Getting a Markets in Crypto-Assets license has been the defining regulatory milestone for any crypto firm seeking legitimate access to the European Union's single market. Companies have spent months — in many cases years — restructuring legal entities, hiring compliance officers, and negotiating with national regulators to earn that authorization. But the industry is beginning to absorb an uncomfortable truth: the license is not the finish line. It is the starting gun.
The European Securities and Markets Authority (ESMA) is now moving to scrutinize crypto custodians specifically, testing whether firms that have cleared the MiCA licensing hurdle can actually demonstrate the security and resilience standards the regulation demands in practice. The distinction matters enormously. Obtaining regulatory authorization and operationally sustaining its requirements are two fundamentally different challenges — and the European supervisory apparatus is making clear it intends to hold custodians accountable for both.
Why Custodians Are in the Crosshairs
Custodians occupy a uniquely sensitive position in the digital asset ecosystem. They are the institutions entrusted with safeguarding client assets — private keys, token holdings, and the cryptographic infrastructure that underpins ownership itself. Unlike exchanges, which facilitate transactions, or issuers, which create tokens, custodians are the last line of defense between investors and catastrophic loss. A custody failure is not a liquidity event or a trading disruption; it is, in many cases, a permanent and unrecoverable loss for the client. ESMA understands this, and so does anyone who has watched the wreckage left behind by high-profile collapses in previous crypto cycles.

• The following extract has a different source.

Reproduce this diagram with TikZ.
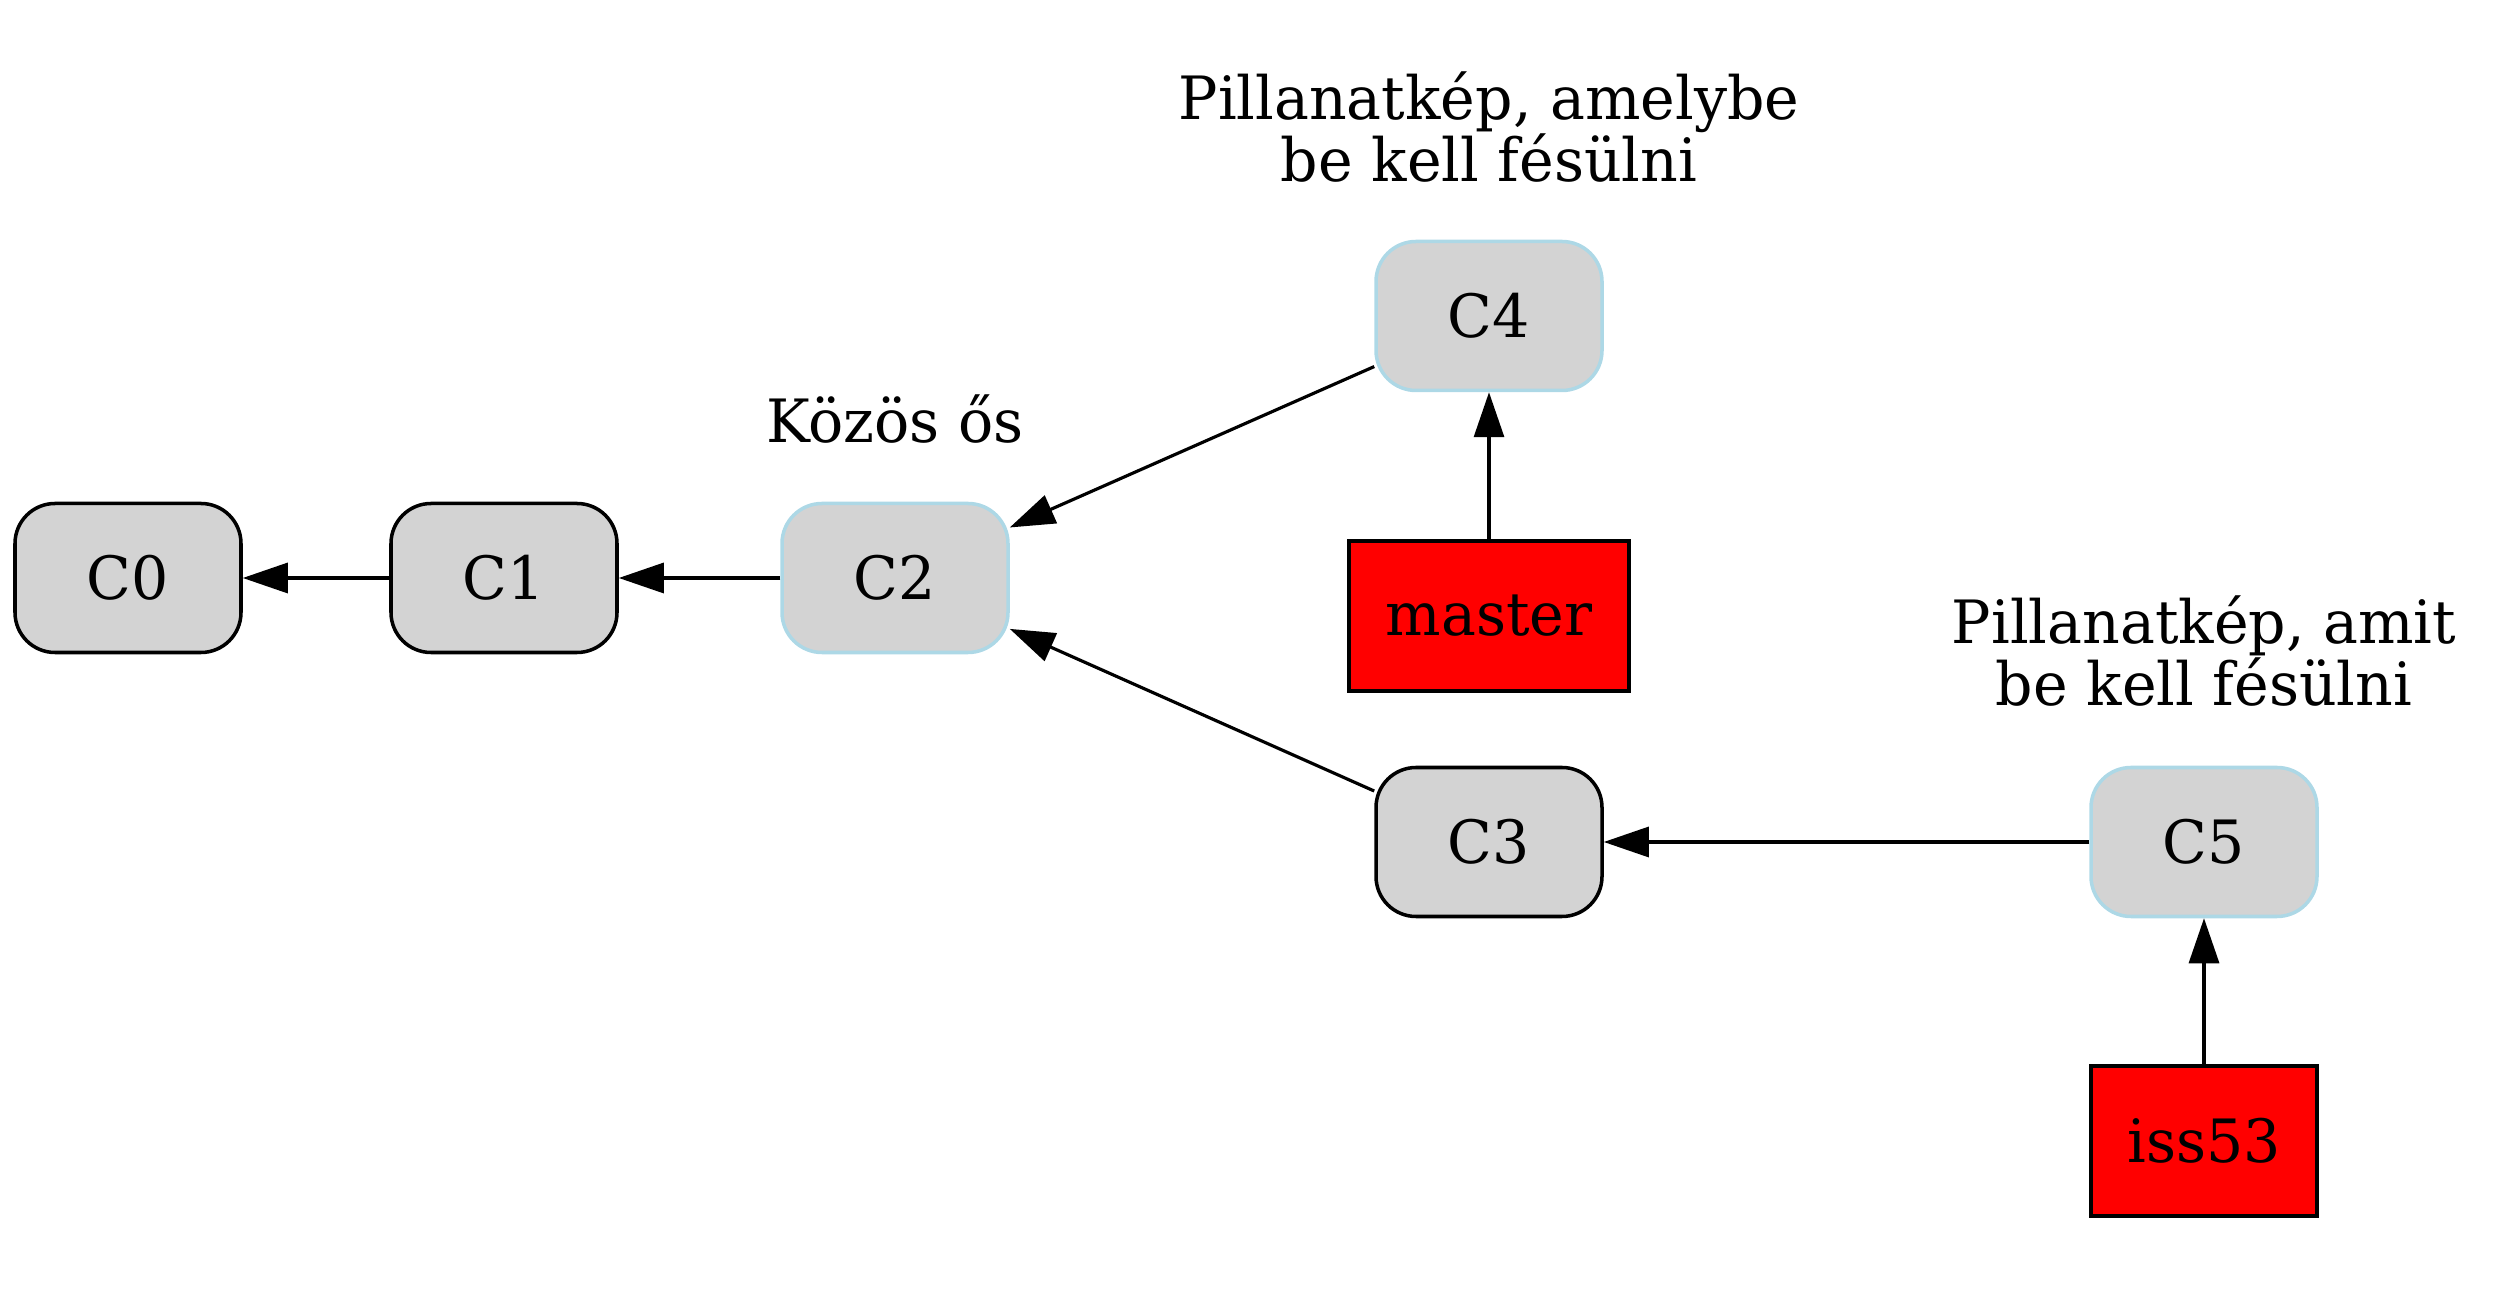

This is precisely why the regulatory gaze has settled on custodians with particular intensity. MiCA, as a framework, set out security and resilience standards that custodians must meet — but regulation on paper and operational reality in practice can diverge sharply. ESMA's forthcoming review is designed to close that gap, probing whether custodians have genuinely embedded these standards into their infrastructure or whether compliance has been, to varying degrees, performative.
The Gap Between Authorization and Operational Reality
The crypto industry has a well-documented history of regulatory arbitrage — shopping for the most permissive jurisdictions, meeting the letter of the law while sidestepping its spirit, and treating compliance as a box-ticking exercise rather than a substantive operational commitment. MiCA was explicitly designed to end that game within the EU by creating a unified, passportable license that carries consistent obligations across all 27 member states. But a unified standard is only as strong as its enforcement, and ESMA's review signals that European supervisors have no intention of letting custodians treat the licensing process as the ceiling of their obligations.
Security standards under MiCA for custodians encompass requirements around the safeguarding of cryptographic keys, segregation of client assets, operational continuity planning, and cybersecurity resilience. These are not trivial requirements. Building and maintaining infrastructure that genuinely meets them demands significant ongoing investment — in technology, personnel, and governance. The ESMA review will essentially function as an audit of whether that investment is real, stress-testing custodians' claims against the actual state of their systems and protocols.
What This Means for the Broader Market
The implications extend well beyond the custodians directly in ESMA's sights. Institutional investors — pension funds, asset managers, and family offices that have been gradually warming to digital asset exposure — have consistently cited custody risk as one of their primary reservations about the asset class. A rigorous, credible European supervisory review that separates genuinely robust custodians from those with paper-thin compliance programs could, paradoxically, be a catalyst for institutional confidence. Knowing that ESMA has stress-tested the infrastructure provides a layer of third-party validation that no amount of marketing can replicate.
For the custodians themselves, the pressure is simultaneously a burden and an opportunity. Firms that have invested seriously in security and resilience infrastructure will welcome a review that exposes competitors who have cut corners. It creates a regulatory moat — not the artificial kind built from lobbying, but the durable kind built from operational excellence. Those who have treated MiCA compliance as a minimum viable product, however, face a reckoning.
The European regulatory posture on crypto has always been more demanding than many in the industry anticipated when MiCA was first proposed. What ESMA is now signaling is that this demanding posture is not a transitional phase to be endured until regulators grow comfortable with the asset class. It is the permanent operating environment. Custodians that internalize that reality — and build accordingly — will define what trustworthy digital asset infrastructure looks like in the world's largest single market. Those that do not will find that a MiCA license, hard-won as it may be, offers no protection against supervisory consequences.